On the value of the creative process...

Here I was again… standing over some sort of receptacle. Staring down at the results of yet another purge. A familiar place. This time it wasn’t ice cream or pasta, but rather a little bit of myself that I had allowed, for a small moment, to exist in the world. Not food. I had made something. A creation. Amateur art. And now, it was forever gone. Torn into small slivers of unrecognizable garbage. What once was art, could be described, at best, as  potential mulch. I breathed a small sigh of relief and then, using both hands, forcefully shoved the created thing further into the trash. No evidence could be left.

The overarching theme of my life can be summed up in one word: destroy.  I realize that destroy is not a synonym for "conceal" or "hide"... but in my life it has been. Destroying evidence of me trying to exert myself into the world. Destroying evidence of me trying to take up space I did not earn.

The opposite would be to create, yes? To take something that does not yet exist and release it into the world. I legitimately enjoy creating things and always have… working with my hands. Something about holding a pencil or marker and applying it to paper, unsure of exactly what will happen, fills my soul.

For the bulk of my life I have feared admitting that I am creative. I imagined telling others I had made something and then instantly allowed myself to picture the results... it always ended with others having expectations I could never meet. As a child I can remember filling notebooks with stories… holed up in my room, writing furiously, illustrating the pages. I wish now I had kept all of the stories I wrote throughout elementary school.  I even had a sweet teacher who would read them and edit them for me. Each story eventually found its way into the trash can. I remember the panic and anxiety I would feel just imagining someone finding one of these stories and reading them. What would they think of me? I had no business writing? Who did I think I was? Or worse… that they were good? That I had talent?

This has carried on for most of my life. Create. Destroy. Create. Destroy. So much art ripped to pieces in the name of shame and embarrassment. Cutting stories, song lyrics, poems and drawings into tiny strips of paper, just in case someone wanted to glue them back together.  The sense of security I felt watching the tiny strips fall into the wastebasket. It was almost cathartic to pour the mug of grease from the stove over the trash. Is it a good time admit maybe I went a little overboard?
Shouldn’t I have felt some sense of mourning? Some sense of loss? Instead, I felt relief. Thanking God I would never be found out. Thanking God that no one would ever know that I thought I was worth creating content to put out into the void.

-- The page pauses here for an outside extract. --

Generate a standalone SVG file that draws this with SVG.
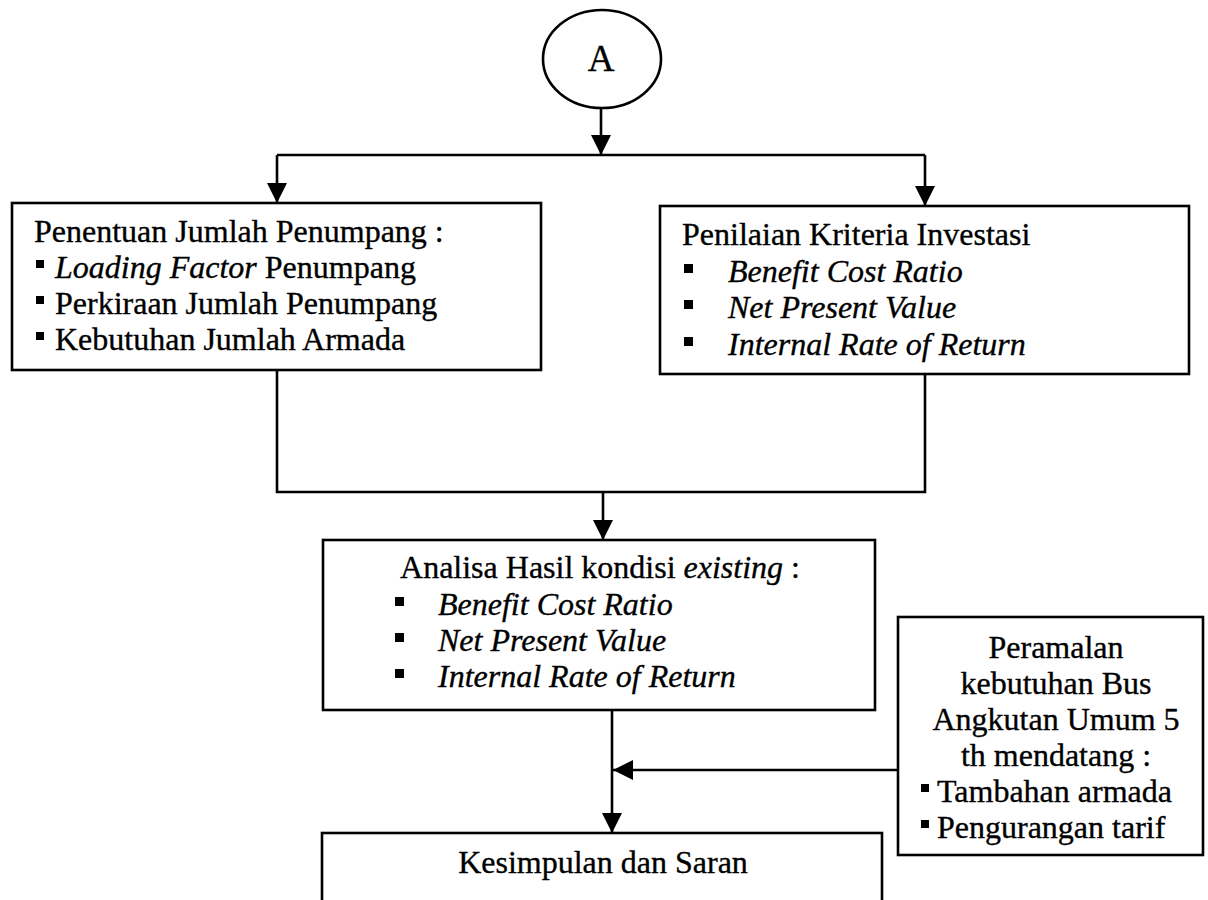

I think maybe that’s why this space has been a secret for 3 years. I have almost deleted it several times… but what stopped me, is the blogs I have deleted in the past and the regret I now feel. I wish so deeply I could go back and read what I wrote… and try to do so objectively.

What I am wrestling with, now, is the question of creating for an audience. If there is no audience, is something worth performing? I always thought that something had to be approved of by an outsider, one with justified opinion, in order for it to be worthy of being created, of existing. Now, I am realizing, there are countless other benefits to creating, outside of having someone else approve of it. We have all heard or read stories of acclaimed writers receiving endless rejection letters before finally finding someone who believed in their story enough to let it be published. Or musicians, painters, dancers…


So much of my feelings about my art and its worthiness are tied to my own feelings about myself and my own worthiness and value. I have spent a lot of years relying on others to tell me I was okay… to tell me I was worthy and valuable. Rather than believing that worthiness and value are birthrights. I exist, therefore I am valuable. I exist, therefore I am worthy. The same is true of art. It is created, therefore it is valuable and worthy. Maybe not to everyone. But the process of creating was valuable and worthy.

Comments

  1. great post! it's a CONSTANT struggle for me to believe that my creativity is worthy even if no one pays attention to it or voices appreciation.